À memória de Messias Soares

 

A vida brasileira tem se esmerado em deixar para os fins de semana a resolução dos seus problemas mais importantes. Para o autor destas mal-traçadas linhas eletrônicas, regularmente publicado neste espaço às segundas-feiras, esse capricho do nosso cotidiano é, a bem dizer, um suplício chinês. Se dar tratos à bola, aos sábados pela manhã, no afã de compreender e interpretar as travessuras nacionais não é tarefa fácil, o que dirá adivinhar para onde vai a trôpega carruagem verde-e-amarelo…Resta ao cronista, à falta de melhor adjutório, qual pitonisa depois da zika e da chikungunya, analisar as pistas e indícios do dia-a-dia na esperança de extrair algum sentido disso tudo e dar rumo à própria prosa, às vezes mais desmantelada que o voo de um anu.

 

Na última-quinta-feira, acompanhado da patroa, fui ao vernissage da exposição Fendas do meu caro José Guedes em sua Casa D’Alva. Uma multidão teve a mesma ideia que nós. Nas brancas paredes, arestas riscadas em negro sobre quadrados e retângulos pintados num azul profundo à Yves Klein abriam-se sutilmente em frestas claras, desafiando nossa visão espacial. Mais instigantes que as de Lúcio Fontana, decerto inspiração original, as gretas de Guedes me sugeriram, além dos sutis jogos geométricos, a possibilidade de escape, de fuga de uma caixa de veludo blue, tão bela quanto terrível.
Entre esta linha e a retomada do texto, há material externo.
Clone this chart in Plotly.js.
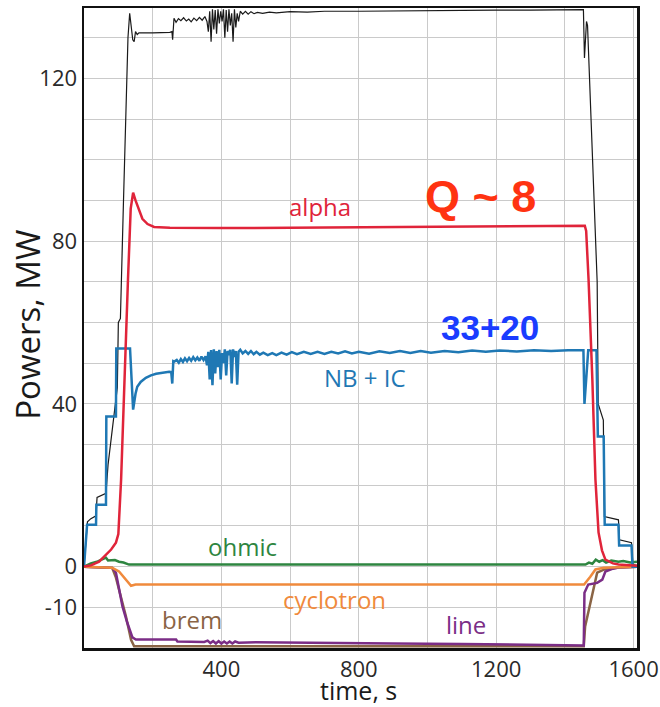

Resumindo: o sol para além da opressiva prisão azulada. Minha mulher, encantada, segredou-me: “Aqui, vai-se às mostras para ver e ser visto. Mas, e quanto à tal da arte?!”.

 

Porém, nem tudo são flores, sejam elas azuis ou furta-cores. A recentíssima perda de um amigo abateu-me profundamente. Saber-lhe ido, no dia seguinte a uma alegre libação por ele oferecida aos seus mais chegados, na qual fez questão de servir o generoso vinho em cada taça, doeu-me na alma. O sequestro repentino de alguém querido, pelo destino, é coisa difícil de aceitar. A outra cacetada foi a infausta notícia do fechamento do simpático Tocantins, talvez o bar-restaurante mais boêmio de Fortaleza em todos os tempos. Meu parceiro Assis Ximenes, antigo freguês do famoso caldo de peixe da casa, avisou-me do fim das atividades do estabelecimento. Noutro dia, o Bar do Manuel, na Gentilândia, teve a mesma sorte. O que nos dizem esses eventos?